I’ve just been to the cinema to see “Suffragette”, and I feel like going to the library right now to learn more… I have questions!
The first question I had after leaving the cinema was if the men who see the film feel they are seeing things from a different perspective than usual. Do they actually understand the experience of women more because of the film? It’s like when I saw a Tracey Emin retrospective a few years ago. I wanted to ask all the men in there how they felt about it all, what their reaction was – not on an intellectual level, but at a personal, gut level.
So much of the worldview of the time which the film shows seems familiar. So much of what is shown doesn’t shock me or surprise me, I feel like I know it. Even though I live more than 100 years later, even though I have choices these women never had, I still grew up in surroundings where a woman speaking up and/or asserting her right to make her own choices was (and partly still is) a real issue. But there’s no law to say I can’t. It’s just against tradition. The only thing I break is expectations. And I want to know who exactly I’ve got to thank for that.
At the end of the film, they ran a list of years in which women got the right to vote in different countries; Switzerland legalised the vote for women in 1971. A country in the middle of “progressive” Western Europe. I just looked it up – it’s even worse than this: in 1971 women got the vote on a federal level. It was enforced in the Cantons until 1990. The last Canton had to be forced by the Federal Supreme Court of Switzerland to accept women’s suffrage. 1990. I was 5 in 1990. Living next to a country in which some women weren’t yet allowed to vote.
This is not a far away issue at all…
Feminism in general really has not come as far yet as we might want to make ourselves believe. Equal pay or equal representation in politics or equal numbers in leadership roles are what a lot of people focus on in debates, but a thing as basic as the personal safety of women is a huge issue that gets much less press coverage: There are horrendous numbers of women who experience domestic violence and/or sexual abuse. Domestic violence referrals to the police in the UK alone rose by 17.5% from 2013 to 2014, to the highest level ever. There are constant poster campaigns trying to teach men what rape is and what consent means because too many of them seem to have no sense of (or no interest in) what’s right and wrong, having scarily warped ideas about what it means to “be a man” (here’s a good article on that subject). They need to learn, still, that strength does not have to do with having power or control over someone, but that it’s to do with respect, and with choosing not to trample over someone else’s rights with of a sense of entitlement. They need to learn, still, that no woman is a “slut” or a “cunt” or a “bitch”. That being called a “girl” (or “gay”) is not actually an insult. That being caring or considerate does not make them less “manly”. Clearly, this is no “women’s issue”.

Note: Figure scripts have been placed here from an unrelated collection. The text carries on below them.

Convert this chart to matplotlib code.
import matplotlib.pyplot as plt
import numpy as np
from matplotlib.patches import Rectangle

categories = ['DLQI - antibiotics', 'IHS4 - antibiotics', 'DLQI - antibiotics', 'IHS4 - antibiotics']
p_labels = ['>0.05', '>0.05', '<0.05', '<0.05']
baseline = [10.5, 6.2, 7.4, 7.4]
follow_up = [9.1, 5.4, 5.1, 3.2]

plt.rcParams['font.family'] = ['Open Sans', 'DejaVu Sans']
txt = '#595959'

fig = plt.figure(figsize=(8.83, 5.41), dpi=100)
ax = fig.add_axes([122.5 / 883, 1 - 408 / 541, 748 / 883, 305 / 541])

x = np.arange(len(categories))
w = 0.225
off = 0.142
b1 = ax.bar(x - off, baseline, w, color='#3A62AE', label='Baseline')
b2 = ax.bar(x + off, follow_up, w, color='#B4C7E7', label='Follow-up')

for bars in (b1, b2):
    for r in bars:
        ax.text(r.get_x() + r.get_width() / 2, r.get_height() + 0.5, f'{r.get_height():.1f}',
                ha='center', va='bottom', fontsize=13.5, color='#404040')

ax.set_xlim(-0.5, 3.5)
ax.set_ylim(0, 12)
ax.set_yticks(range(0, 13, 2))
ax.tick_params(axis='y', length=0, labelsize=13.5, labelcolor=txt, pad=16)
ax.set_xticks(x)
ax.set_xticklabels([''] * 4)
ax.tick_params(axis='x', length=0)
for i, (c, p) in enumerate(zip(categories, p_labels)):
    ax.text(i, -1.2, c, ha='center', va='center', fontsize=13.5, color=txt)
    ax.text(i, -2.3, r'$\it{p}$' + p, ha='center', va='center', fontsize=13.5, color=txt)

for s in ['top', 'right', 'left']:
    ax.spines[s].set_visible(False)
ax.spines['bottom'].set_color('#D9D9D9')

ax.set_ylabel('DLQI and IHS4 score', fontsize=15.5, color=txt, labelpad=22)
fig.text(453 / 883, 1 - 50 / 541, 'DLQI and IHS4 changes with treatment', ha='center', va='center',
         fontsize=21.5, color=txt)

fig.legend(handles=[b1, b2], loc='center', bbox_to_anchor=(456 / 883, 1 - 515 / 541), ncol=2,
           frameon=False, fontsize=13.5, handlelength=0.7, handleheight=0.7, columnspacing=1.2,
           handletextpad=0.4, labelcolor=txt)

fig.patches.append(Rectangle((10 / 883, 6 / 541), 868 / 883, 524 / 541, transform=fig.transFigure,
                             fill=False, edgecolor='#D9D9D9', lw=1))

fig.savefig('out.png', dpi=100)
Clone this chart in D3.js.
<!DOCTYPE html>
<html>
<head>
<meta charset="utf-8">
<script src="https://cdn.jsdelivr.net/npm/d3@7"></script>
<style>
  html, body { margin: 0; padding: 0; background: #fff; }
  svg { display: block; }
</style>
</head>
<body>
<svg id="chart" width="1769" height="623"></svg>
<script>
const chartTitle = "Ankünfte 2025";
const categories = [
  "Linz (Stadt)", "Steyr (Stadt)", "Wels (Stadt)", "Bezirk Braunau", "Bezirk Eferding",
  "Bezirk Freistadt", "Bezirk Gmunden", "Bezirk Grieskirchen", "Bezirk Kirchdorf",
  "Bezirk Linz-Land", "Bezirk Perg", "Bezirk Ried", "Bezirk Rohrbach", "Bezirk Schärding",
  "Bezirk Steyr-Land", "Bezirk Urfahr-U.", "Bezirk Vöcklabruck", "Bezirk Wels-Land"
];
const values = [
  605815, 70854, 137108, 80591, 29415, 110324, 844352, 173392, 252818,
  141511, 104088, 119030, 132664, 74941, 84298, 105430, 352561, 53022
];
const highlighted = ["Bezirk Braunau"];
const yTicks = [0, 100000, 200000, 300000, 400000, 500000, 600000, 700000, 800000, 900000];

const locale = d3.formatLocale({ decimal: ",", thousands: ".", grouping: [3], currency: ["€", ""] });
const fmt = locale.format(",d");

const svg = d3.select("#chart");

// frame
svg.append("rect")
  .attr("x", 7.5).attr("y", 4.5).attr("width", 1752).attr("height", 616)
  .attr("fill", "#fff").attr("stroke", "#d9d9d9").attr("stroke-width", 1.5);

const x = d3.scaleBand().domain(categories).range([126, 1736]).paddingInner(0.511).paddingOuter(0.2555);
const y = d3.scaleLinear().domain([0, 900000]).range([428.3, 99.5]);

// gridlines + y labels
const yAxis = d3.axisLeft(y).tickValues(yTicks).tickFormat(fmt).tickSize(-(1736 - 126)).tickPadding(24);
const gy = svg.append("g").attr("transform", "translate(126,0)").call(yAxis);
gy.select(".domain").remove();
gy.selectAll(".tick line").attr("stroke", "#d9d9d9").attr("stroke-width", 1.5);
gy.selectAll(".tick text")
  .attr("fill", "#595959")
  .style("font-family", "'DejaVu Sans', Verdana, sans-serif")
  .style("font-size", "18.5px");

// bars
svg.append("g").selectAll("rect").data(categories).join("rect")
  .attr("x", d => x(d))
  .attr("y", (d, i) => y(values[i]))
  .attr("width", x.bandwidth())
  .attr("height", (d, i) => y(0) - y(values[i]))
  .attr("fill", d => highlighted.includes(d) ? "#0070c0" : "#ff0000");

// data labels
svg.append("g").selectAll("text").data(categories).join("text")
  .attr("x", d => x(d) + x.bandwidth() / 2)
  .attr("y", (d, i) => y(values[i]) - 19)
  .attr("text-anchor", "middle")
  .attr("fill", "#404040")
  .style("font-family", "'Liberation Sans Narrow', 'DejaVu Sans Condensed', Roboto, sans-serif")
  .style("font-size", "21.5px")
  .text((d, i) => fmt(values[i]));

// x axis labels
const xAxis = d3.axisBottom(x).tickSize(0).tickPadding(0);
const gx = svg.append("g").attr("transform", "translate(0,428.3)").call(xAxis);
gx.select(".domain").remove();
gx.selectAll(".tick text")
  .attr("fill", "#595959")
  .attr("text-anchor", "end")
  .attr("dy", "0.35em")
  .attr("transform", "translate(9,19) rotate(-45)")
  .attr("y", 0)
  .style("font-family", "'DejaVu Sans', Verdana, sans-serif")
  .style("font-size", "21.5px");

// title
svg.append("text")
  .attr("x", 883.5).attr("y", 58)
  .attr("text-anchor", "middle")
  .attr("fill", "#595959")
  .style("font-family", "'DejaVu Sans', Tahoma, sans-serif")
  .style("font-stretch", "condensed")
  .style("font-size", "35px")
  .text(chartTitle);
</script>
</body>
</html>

(And while we’re on this subject, why, do you think, is it such a big deal for so many people if someone describes God as “She”…?!)

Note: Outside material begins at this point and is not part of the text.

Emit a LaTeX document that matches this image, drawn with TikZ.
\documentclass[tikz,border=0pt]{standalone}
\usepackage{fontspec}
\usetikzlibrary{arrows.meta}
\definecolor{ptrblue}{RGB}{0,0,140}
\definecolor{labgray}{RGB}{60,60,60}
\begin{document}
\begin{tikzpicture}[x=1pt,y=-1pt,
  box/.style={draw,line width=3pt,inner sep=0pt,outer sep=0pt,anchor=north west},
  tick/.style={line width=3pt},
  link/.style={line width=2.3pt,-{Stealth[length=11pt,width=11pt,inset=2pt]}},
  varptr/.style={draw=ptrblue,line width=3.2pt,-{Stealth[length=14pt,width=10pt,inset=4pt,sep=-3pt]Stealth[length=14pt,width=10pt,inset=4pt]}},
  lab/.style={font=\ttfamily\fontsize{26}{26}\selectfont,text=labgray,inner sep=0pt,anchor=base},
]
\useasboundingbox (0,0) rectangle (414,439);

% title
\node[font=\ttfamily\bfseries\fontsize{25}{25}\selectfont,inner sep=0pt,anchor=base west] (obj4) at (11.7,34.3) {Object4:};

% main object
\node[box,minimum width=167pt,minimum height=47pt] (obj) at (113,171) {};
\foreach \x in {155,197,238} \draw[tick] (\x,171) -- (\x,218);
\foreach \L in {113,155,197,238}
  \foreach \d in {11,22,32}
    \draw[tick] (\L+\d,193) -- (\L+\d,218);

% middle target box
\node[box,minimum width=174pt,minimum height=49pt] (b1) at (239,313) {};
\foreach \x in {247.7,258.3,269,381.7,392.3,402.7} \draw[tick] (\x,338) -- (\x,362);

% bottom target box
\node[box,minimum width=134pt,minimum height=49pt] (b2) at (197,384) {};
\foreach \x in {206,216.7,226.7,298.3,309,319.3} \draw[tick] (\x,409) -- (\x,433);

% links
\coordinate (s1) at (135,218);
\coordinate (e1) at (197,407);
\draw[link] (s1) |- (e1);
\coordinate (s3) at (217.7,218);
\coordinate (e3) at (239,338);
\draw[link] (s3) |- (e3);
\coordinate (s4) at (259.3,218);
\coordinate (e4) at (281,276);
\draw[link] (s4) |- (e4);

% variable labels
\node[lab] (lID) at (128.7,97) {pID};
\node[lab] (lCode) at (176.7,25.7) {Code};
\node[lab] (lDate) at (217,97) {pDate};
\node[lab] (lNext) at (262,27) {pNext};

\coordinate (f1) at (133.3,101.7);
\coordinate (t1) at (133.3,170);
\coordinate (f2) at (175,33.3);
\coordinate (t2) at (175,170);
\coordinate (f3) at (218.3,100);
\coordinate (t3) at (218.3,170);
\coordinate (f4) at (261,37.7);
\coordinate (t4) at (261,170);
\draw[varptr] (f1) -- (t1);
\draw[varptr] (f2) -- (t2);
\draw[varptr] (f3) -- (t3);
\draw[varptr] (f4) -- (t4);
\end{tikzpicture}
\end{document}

Where are we in our efforts for women’s rights? What is needed at the moment to get through to people – men and women – about all of these things? How do we create a healthy idea of what is “normal” in relationships or on dates or in a family? What is needed to change these issues at the roots – instead of ending up having to fix the consequences (like these or these or these – and yes, it’s that serious)?
Suffrage is one part of the story. We’re just about getting there in most countries by now (Saudi Arabia: 2015). But there is so much else yet to do – for some issues, the law is supportive of women, in other issues, the law needs to be changed. In most issues, people’s minds need changing.
When is the last time, by the way, when you heard a man talk about a woman as his role model? (And how many women do you know whose role model is a man?)
The conscious search for role models for young girls and women is on, and naming women to look up to, women whose steps others can follow, makes a great deal of difference to how girls and women see their own lives, and to how men see women. The need for that to happen is as urgent as it was 100 years ago.